>>>>

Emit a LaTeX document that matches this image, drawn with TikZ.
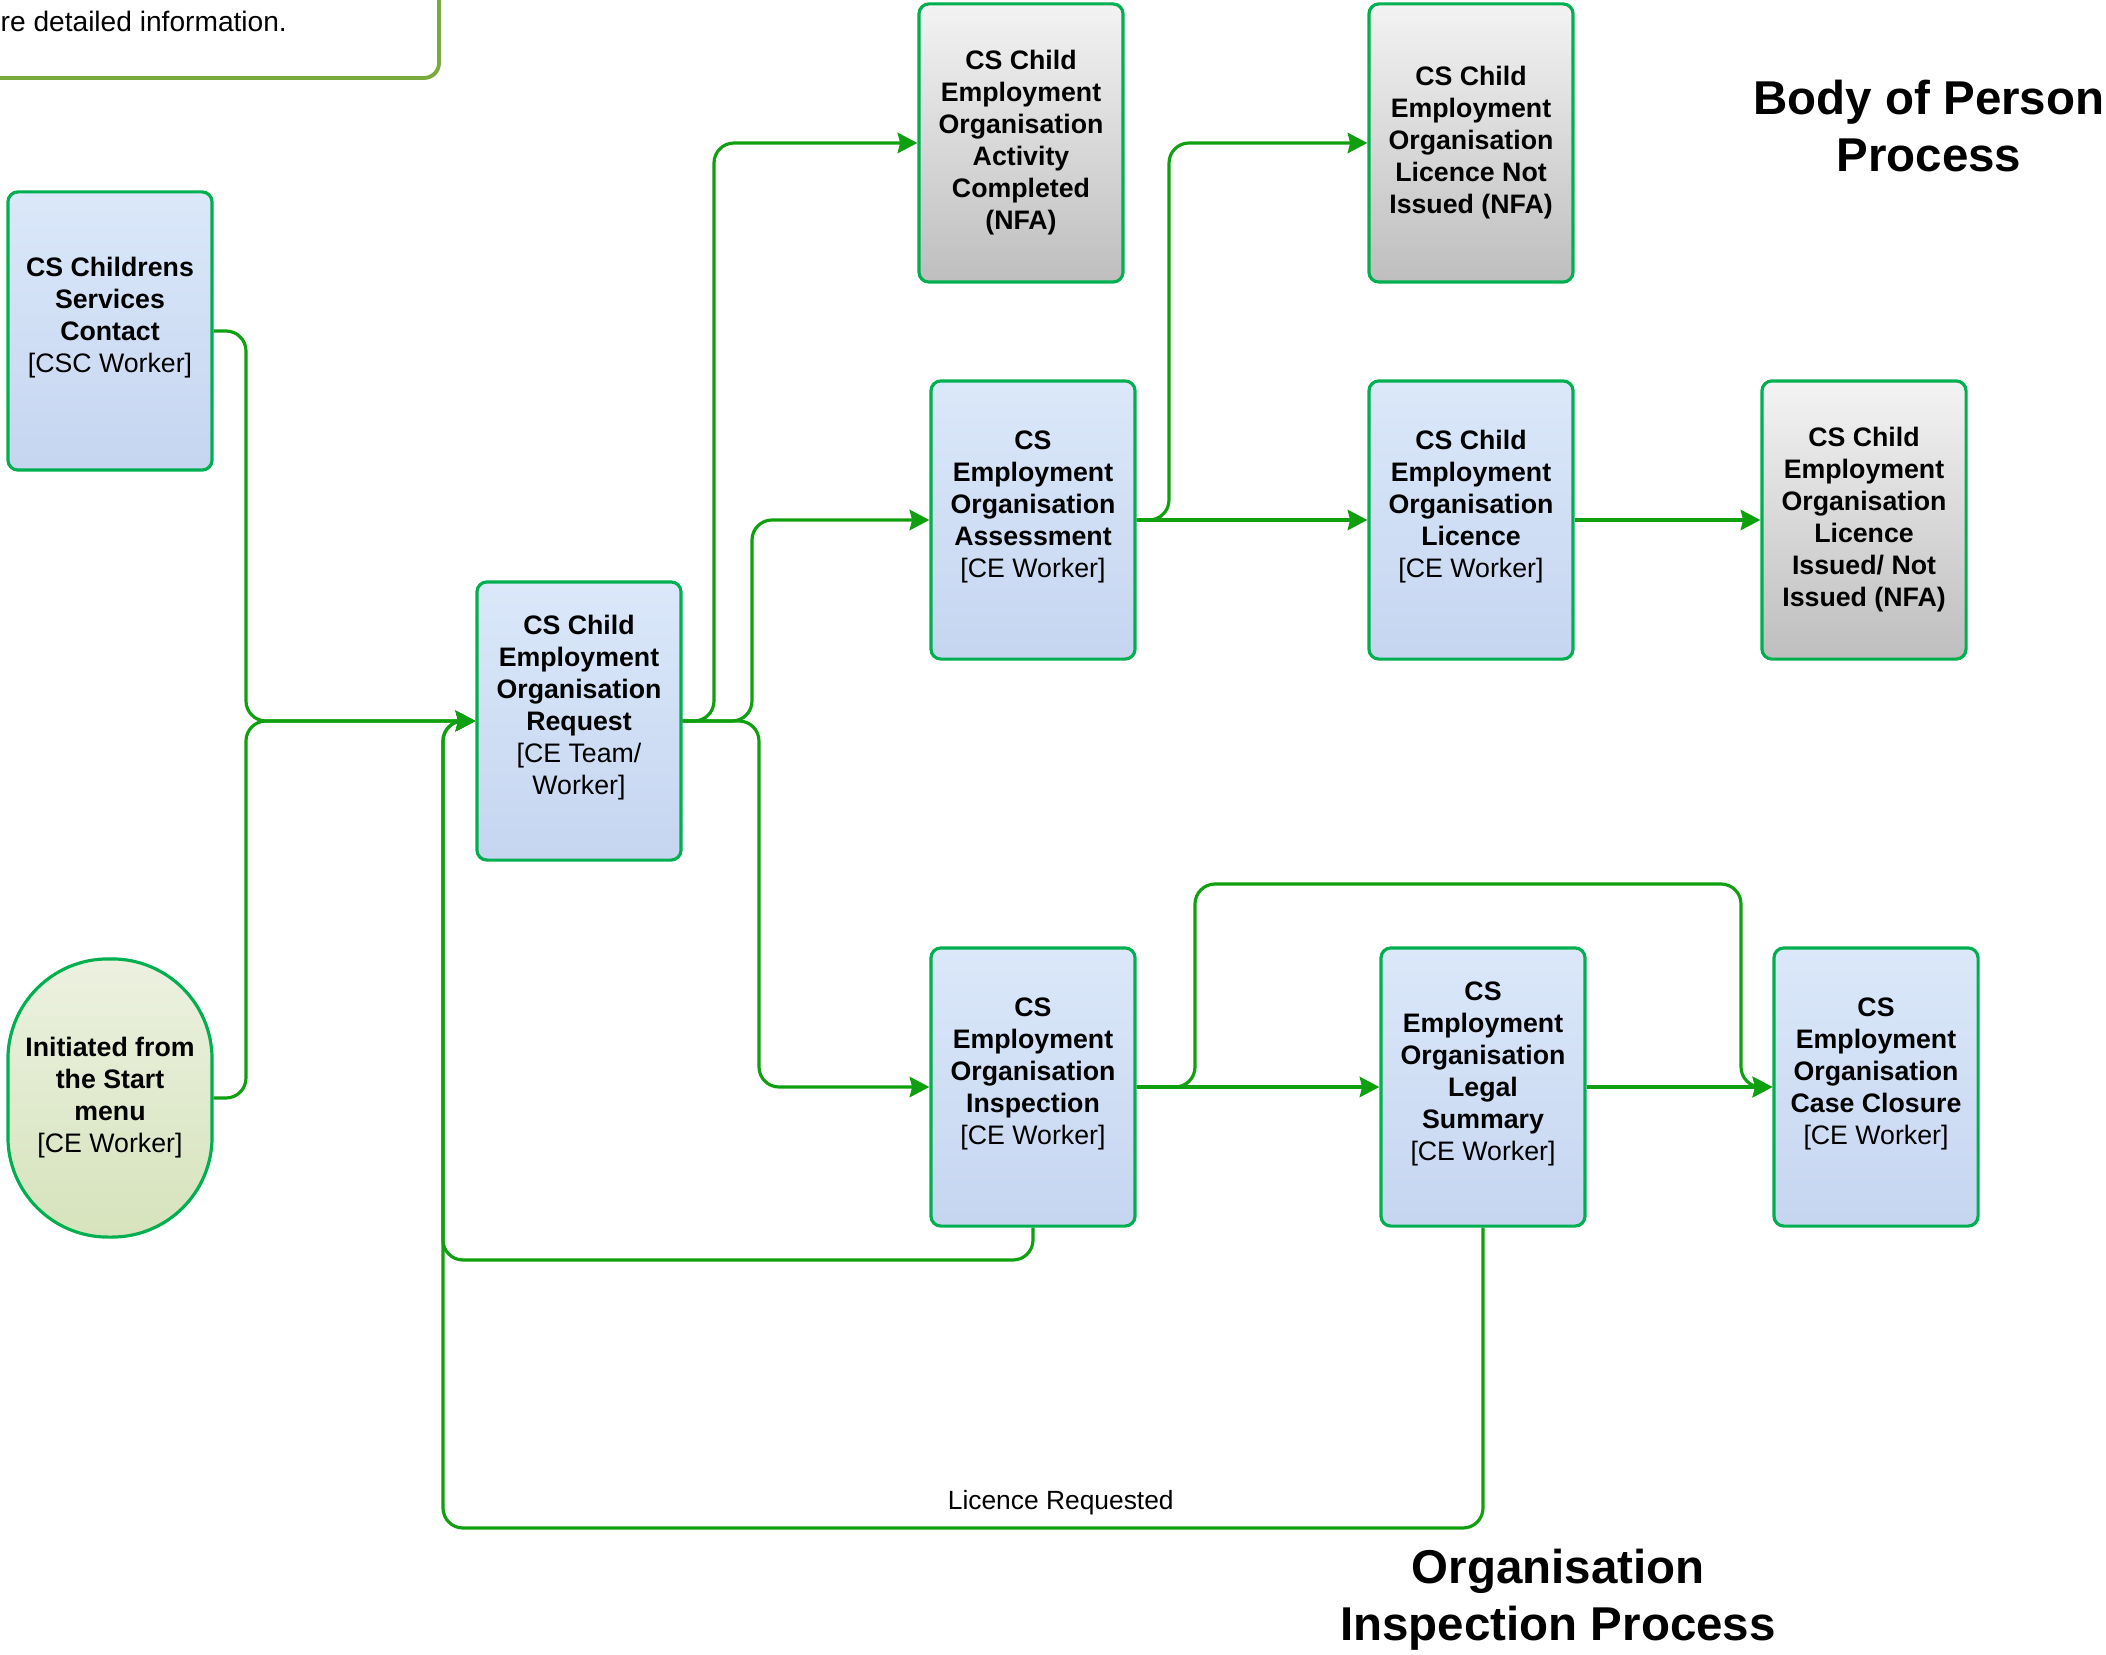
\documentclass[tikz,border=0pt]{standalone}
\usepackage{fontspec}
\setmainfont{Liberation Sans}
\usepackage{tikz}
\usetikzlibrary{arrows.meta}

\definecolor{lineGreen}{RGB}{15,160,15}
\definecolor{edgeGreen}{RGB}{0,176,80}
\definecolor{noteGreen}{RGB}{120,170,60}
\definecolor{blueTop}{RGB}{219,232,250}
\definecolor{blueBot}{RGB}{198,213,240}
\definecolor{greyTop}{RGB}{243,243,243}
\definecolor{greyBot}{RGB}{190,190,190}
\definecolor{startTop}{RGB}{236,241,224}
\definecolor{startBot}{RGB}{214,227,188}

% worker line under a box title, plus a spare line so the text sits high
\newcommand{\role}[1]{\\\mdseries[#1]\\\mbox{}}

\tikzset{
  box/.style={draw=edgeGreen, line width=0.9pt, rounded corners=0.1cm,
    minimum width=2.04cm, minimum height=2.78cm, inner sep=0pt,
    align=center, font=\fontsize{7.6}{9.1}\selectfont\bfseries},
  blueBox/.style={box, top color=blueTop, bottom color=blueBot},
  greyBox/.style={box, top color=greyTop, bottom color=greyBot},
  startBox/.style={box, rounded corners=1cm, top color=startTop, bottom color=startBot},
  flow/.style={draw=lineGreen, line width=0.9pt, rounded corners=0.2cm,
    -{Stealth[length=5.6pt,width=5.8pt,inset=0.7pt]}},
  heading/.style={align=center, font=\fontsize{13.5}{16.2}\selectfont\bfseries}
}

\begin{document}
\begin{tikzpicture}[x=0.01cm,y=-0.01cm]
\useasboundingbox (0,0) rectangle (2106,1655);

% note box, cut by the page edge
\draw[noteGreen, line width=1.1pt, rounded corners=0.15cm] (-60,-60) rectangle (439,78);
\node[anchor=west, inner sep=0pt, font=\fontsize{8}{9.6}\selectfont](note) at (0,21){re detailed information.};

\node[heading](bodyTitle) at (1929,126){Body of Person\\Process};
\node[heading](inspTitle) at (1558,1600){Organisation\\Inspection Process};

\node[blueBox](csc) at (110,331){CS Childrens\\Services\\Contact\role{CSC Worker}};
\node[startBox](startMenu) at (110,1098){Initiated from\\the Start\\menu\\\mdseries[CE Worker]};
\node[blueBox](request) at (579,721){CS Child\\Employment\\Organisation\\Request\\\mdseries[CE Team/\\\mdseries Worker]\\\mbox{}};

\node[greyBox](activity) at (1021,143){CS Child\\Employment\\Organisation\\Activity\\Completed\\(NFA)};
\node[greyBox](licNot) at (1471,143){CS Child\\Employment\\Organisation\\Licence Not\\Issued (NFA)};

\node[blueBox](assess) at (1033,520){CS\\Employment\\Organisation\\Assessment\role{CE Worker}};
\node[blueBox](licence) at (1471,520){CS Child\\Employment\\Organisation\\Licence\role{CE Worker}};
\node[greyBox](issued) at (1864,520){CS Child\\Employment\\Organisation\\Licence\\Issued/ Not\\Issued (NFA)};

\node[blueBox](inspect) at (1033,1087){CS\\Employment\\Organisation\\Inspection\role{CE Worker}};
\node[blueBox](legal) at (1483,1087){CS\\Employment\\Organisation\\Legal\\Summary\role{CE Worker}};
\node[blueBox](closure) at (1876,1087){CS\\Employment\\Organisation\\Case Closure\role{CE Worker}};

\draw[flow] (csc.east) -| (246,721) -- (request.west);
\draw[flow] (startMenu.east) -| (246,721) -- (request.west);

\draw[flow] (request.east) -- (714,721) |- (activity.west);
\draw[flow] (request.east) -- (752,721) |- (assess.west);
\draw[flow] (request.east) -- (759,721) |- (inspect.west);
\draw[flow] (assess.east) -- (1169,520) |- (licNot.west);

\path
(assess) edge[flow] (licence)
(licence) edge[flow] (issued)
(inspect) edge[flow] (legal)
(legal) edge[flow] (closure);

\draw[flow] (inspect.east) -- (1195,1087) |- (1741,884) |- (closure.west);
\draw[flow] (inspect.south) |- (443,1260) -- (443,721) -- (request.west);
\draw[flow] (legal.south) |- node[pos=0.703, above, font=\fontsize{7.5}{9}\selectfont](licReq){Licence Requested} (443,1528) -- (443,721) -- (request.west);
\end{tikzpicture}
\end{document}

<<<<

Written exercise:
Without the pictures, write out the whole listing above exactly as it appears.

Full output:
Emit a LaTeX document that matches this image, drawn with TikZ.
\documentclass[tikz,border=0pt]{standalone}
\usepackage{fontspec}
\setmainfont{Liberation Sans}
\usepackage{tikz}
\usetikzlibrary{arrows.meta}

\definecolor{lineGreen}{RGB}{15,160,15}
\definecolor{edgeGreen}{RGB}{0,176,80}
\definecolor{noteGreen}{RGB}{120,170,60}
\definecolor{blueTop}{RGB}{219,232,250}
\definecolor{blueBot}{RGB}{198,213,240}
\definecolor{greyTop}{RGB}{243,243,243}
\definecolor{greyBot}{RGB}{190,190,190}
\definecolor{startTop}{RGB}{236,241,224}
\definecolor{startBot}{RGB}{214,227,188}

% worker line under a box title, plus a spare line so the text sits high
\newcommand{\role}[1]{\\\mdseries[#1]\\\mbox{}}

\tikzset{
  box/.style={draw=edgeGreen, line width=0.9pt, rounded corners=0.1cm,
    minimum width=2.04cm, minimum height=2.78cm, inner sep=0pt,
    align=center, font=\fontsize{7.6}{9.1}\selectfont\bfseries},
  blueBox/.style={box, top color=blueTop, bottom color=blueBot},
  greyBox/.style={box, top color=greyTop, bottom color=greyBot},
  startBox/.style={box, rounded corners=1cm, top color=startTop, bottom color=startBot},
  flow/.style={draw=lineGreen, line width=0.9pt, rounded corners=0.2cm,
    -{Stealth[length=5.6pt,width=5.8pt,inset=0.7pt]}},
  heading/.style={align=center, font=\fontsize{13.5}{16.2}\selectfont\bfseries}
}

\begin{document}
\begin{tikzpicture}[x=0.01cm,y=-0.01cm]
\useasboundingbox (0,0) rectangle (2106,1655);

% note box, cut by the page edge
\draw[noteGreen, line width=1.1pt, rounded corners=0.15cm] (-60,-60) rectangle (439,78);
\node[anchor=west, inner sep=0pt, font=\fontsize{8}{9.6}\selectfont](note) at (0,21){re detailed information.};

\node[heading](bodyTitle) at (1929,126){Body of Person\\Process};
\node[heading](inspTitle) at (1558,1600){Organisation\\Inspection Process};

\node[blueBox](csc) at (110,331){CS Childrens\\Services\\Contact\role{CSC Worker}};
\node[startBox](startMenu) at (110,1098){Initiated from\\the Start\\menu\\\mdseries[CE Worker]};
\node[blueBox](request) at (579,721){CS Child\\Employment\\Organisation\\Request\\\mdseries[CE Team/\\\mdseries Worker]\\\mbox{}};

\node[greyBox](activity) at (1021,143){CS Child\\Employment\\Organisation\\Activity\\Completed\\(NFA)};
\node[greyBox](licNot) at (1471,143){CS Child\\Employment\\Organisation\\Licence Not\\Issued (NFA)};

\node[blueBox](assess) at (1033,520){CS\\Employment\\Organisation\\Assessment\role{CE Worker}};
\node[blueBox](licence) at (1471,520){CS Child\\Employment\\Organisation\\Licence\role{CE Worker}};
\node[greyBox](issued) at (1864,520){CS Child\\Employment\\Organisation\\Licence\\Issued/ Not\\Issued (NFA)};

\node[blueBox](inspect) at (1033,1087){CS\\Employment\\Organisation\\Inspection\role{CE Worker}};
\node[blueBox](legal) at (1483,1087){CS\\Employment\\Organisation\\Legal\\Summary\role{CE Worker}};
\node[blueBox](closure) at (1876,1087){CS\\Employment\\Organisation\\Case Closure\role{CE Worker}};

\draw[flow] (csc.east) -| (246,721) -- (request.west);
\draw[flow] (startMenu.east) -| (246,721) -- (request.west);

\draw[flow] (request.east) -- (714,721) |- (activity.west);
\draw[flow] (request.east) -- (752,721) |- (assess.west);
\draw[flow] (request.east) -- (759,721) |- (inspect.west);
\draw[flow] (assess.east) -- (1169,520) |- (licNot.west);

\path
(assess) edge[flow] (licence)
(licence) edge[flow] (issued)
(inspect) edge[flow] (legal)
(legal) edge[flow] (closure);

\draw[flow] (inspect.east) -- (1195,1087) |- (1741,884) |- (closure.west);
\draw[flow] (inspect.south) |- (443,1260) -- (443,721) -- (request.west);
\draw[flow] (legal.south) |- node[pos=0.703, above, font=\fontsize{7.5}{9}\selectfont](licReq){Licence Requested} (443,1528) -- (443,721) -- (request.west);
\end{tikzpicture}
\end{document}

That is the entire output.